Personally, I think the pitch-black dialogue between Philip II and the 90-year-old, blind Grand Inquisitor is the absolute highlight of the opera. Step by step, the harsh cleric increases the pressure on the pious monarch to hand over not only Carlos to the Inquisition, but also Rodrigue—the only man at court for whom Philip II harbours deep admiration and affection—who sympathises with the Dutch insurgents. “Must the throne then always bow to the altar?” the lonely king finally asks himself defeated and disillusioned. Such scenes were right up Verdi’s alley, who was staunchly anti-clerical and always took sides with the oppressed, whether it was the Italian people or, as in this case, the Dutch fighting for their freedom.
Finally, a word about the different versions of Don Carlos. During the preparations for the world premiere on the 11th of March 1867, Verdi was still constantly tinkering with the score: 505 bars were removed and replaced by 102 new bars. In 1882-83, Verdi produced an abridged and thoroughly revised version in four acts for the Milan revival in 1884. Don Carlos then became Don Carlo, as the opera was sung in Italian in Milan. The first act of the original Paris version was almost completely deleted, except for Carlos’ short aria, which was now given a place in what was originally the second act (‘Io l’ho perduta—Io la vidi e il suo sorriso’).

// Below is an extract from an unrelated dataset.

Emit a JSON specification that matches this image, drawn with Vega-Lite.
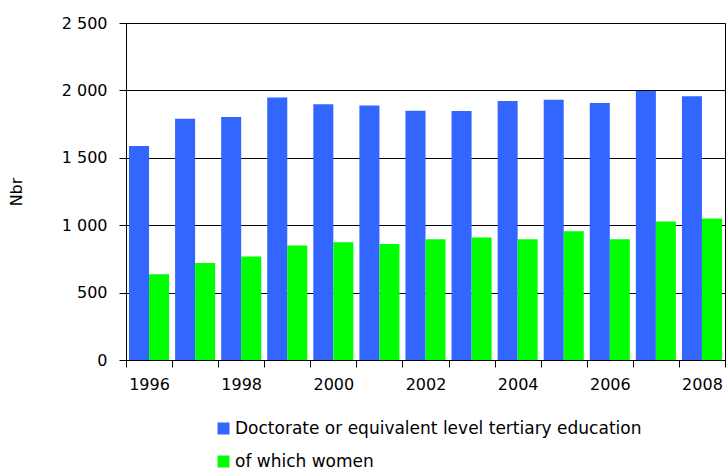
{
  "$schema": "https://vega.github.io/schema/vega-lite/v6.json",
  "autosize": {"type": "none"},
  "padding": {"left": 126, "top": 23, "right": 1, "bottom": 110},
  "width": 599,
  "height": 337,
  "background": "white",
  "config": {
    "font": "DejaVu Sans",
    "view": {"stroke": "#000000", "strokeWidth": 1}
  },
  "data": {
    "values": [
      {"year": "1996", "series": "Doctorate or equivalent level  tertiary education", "value": 1587},
      {"year": "1997", "series": "Doctorate or equivalent level  tertiary education", "value": 1790},
      {"year": "1998", "series": "Doctorate or equivalent level  tertiary education", "value": 1802},
      {"year": "1999", "series": "Doctorate or equivalent level  tertiary education", "value": 1947},
      {"year": "2000", "series": "Doctorate or equivalent level  tertiary education", "value": 1898},
      {"year": "2001", "series": "Doctorate or equivalent level  tertiary education", "value": 1888},
      {"year": "2002", "series": "Doctorate or equivalent level  tertiary education", "value": 1849},
      {"year": "2003", "series": "Doctorate or equivalent level  tertiary education", "value": 1847},
      {"year": "2004", "series": "Doctorate or equivalent level  tertiary education", "value": 1921},
      {"year": "2005", "series": "Doctorate or equivalent level  tertiary education", "value": 1931},
      {"year": "2006", "series": "Doctorate or equivalent level  tertiary education", "value": 1906},
      {"year": "2007", "series": "Doctorate or equivalent level  tertiary education", "value": 1995},
      {"year": "2008", "series": "Doctorate or equivalent level  tertiary education", "value": 1956},
      {"year": "1996", "series": "of which women", "value": 636},
      {"year": "1997", "series": "of which women", "value": 720},
      {"year": "1998", "series": "of which women", "value": 767},
      {"year": "1999", "series": "of which women", "value": 849},
      {"year": "2000", "series": "of which women", "value": 874},
      {"year": "2001", "series": "of which women", "value": 861},
      {"year": "2002", "series": "of which women", "value": 896},
      {"year": "2003", "series": "of which women", "value": 909},
      {"year": "2004", "series": "of which women", "value": 896},
      {"year": "2005", "series": "of which women", "value": 955},
      {"year": "2006", "series": "of which women", "value": 896},
      {"year": "2007", "series": "of which women", "value": 1027},
      {"year": "2008", "series": "of which women", "value": 1049}
    ]
  },
  "mark": {"type": "bar"},
  "encoding": {
    "x": {
      "field": "year",
      "type": "nominal",
      "scale": {"paddingInner": 0, "paddingOuter": 0},
      "axis": {
        "title": null,
        "labelAngle": 0,
        "tickBand": "extent",
        "domainColor": "#000000",
        "tickColor": "#000000",
        "tickSize": 7,
        "labelFontSize": 16,
        "labelColor": "#000000",
        "labelPadding": 9,
        "labelExpr": "toNumber(datum.value) % 2 == 0 ? datum.value : ''"
      }
    },
    "xOffset": {
      "field": "series",
      "type": "nominal",
      "sort": ["Doctorate or equivalent level  tertiary education", "of which women"],
      "scale": {"paddingInner": 0, "paddingOuter": 0.15}
    },
    "y": {
      "field": "value",
      "type": "quantitative",
      "scale": {"domain": [0, 2500]},
      "axis": {
        "title": "Nbr",
        "titleFontSize": 16,
        "titleFontWeight": "normal",
        "titleColor": "#000000",
        "titlePadding": 37,
        "values": [0, 500, 1000, 1500, 2000, 2500],
        "grid": true,
        "gridColor": "#000000",
        "gridOpacity": 1,
        "domainColor": "#000000",
        "tickColor": "#000000",
        "tickSize": 7,
        "labelFontSize": 16,
        "labelColor": "#000000",
        "labelPadding": 12,
        "labelExpr": "replace(format(datum.value, ','), ',', ' ')"
      }
    },
    "color": {
      "field": "series",
      "type": "nominal",
      "sort": ["Doctorate or equivalent level  tertiary education", "of which women"],
      "scale": {"range": ["#3366FF", "#00FF00"]},
      "legend": {
        "title": null,
        "orient": "none",
        "legendX": 89,
        "legendY": 397,
        "direction": "vertical",
        "symbolType": "square",
        "symbolSize": 144,
        "symbolStrokeWidth": 0,
        "labelFontSize": 17,
        "labelColor": "#000000",
        "labelOffset": 3,
        "rowPadding": 15,
        "labelLimit": 600
      }
    }
  }
}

Deleting the first act—the so-called Fontainebleau act—represents a great loss musically, and also weakens the libretto dramaturgically. After all, in Fontainebleau, Carlos and Elisabeth meet for the first time and fall passionately in love with each other. When Carlos hears that not he, but his father Philip II will marry Elisabeth, his world collapses and he tries to sublimate his impossible love for Elisabeth on Rodrigue’s advice into deep emotional commitment to the desperate freedom struggle of the Dutch. That original first act is thus indispensable to understand the opera’s subsequent development. For that reason, the composer probably agreed for a revival in Modena in 1886, that the Fontainebleau act be restored. It is this Italian-language Modenese version in five acts that is usually performed today, although the original French version also has its outspoken defenders. The various later adaptations, in which Verdi, for instance, replaced the 1867 ballet music with a wonderful orchestral prelude that sounds unmistakably like ‘late’ Verdi, do result in a somewhat hybrid score that stylistically does not always form a convincing whole, but that is a price most music lovers are happy to pay.
Recommended recordings
Italian conductor Claudio Abbado made the first complete recording of the French-language Don Carlos in 1985, but respected Verdi’s later changes and additions for Milan. Most of the music the composer deleted prior to the 1867 world premiere is included as a separate appendix, as is the ballet music. Minor downside: some singers from the otherwise excellent cast audibly struggle with the pronunciation of French. Italian conductor Carlo Maria Giulini put all his love for Don Carlo into the 1971 recording he conducted (Italian-language version in five acts, on EMI). Herbert von Karajan stuck to the Milan version in four acts in his 1978 recording (EMI). A more monumental recording of Don Carlo has never been made; the Berliner Philharmoniker are in absolute top form. The other side of the coin is that most of the singers in this studio recording, made at the Berliner Philharmonie, often audibly struggle to rise above the massive orchestral sound.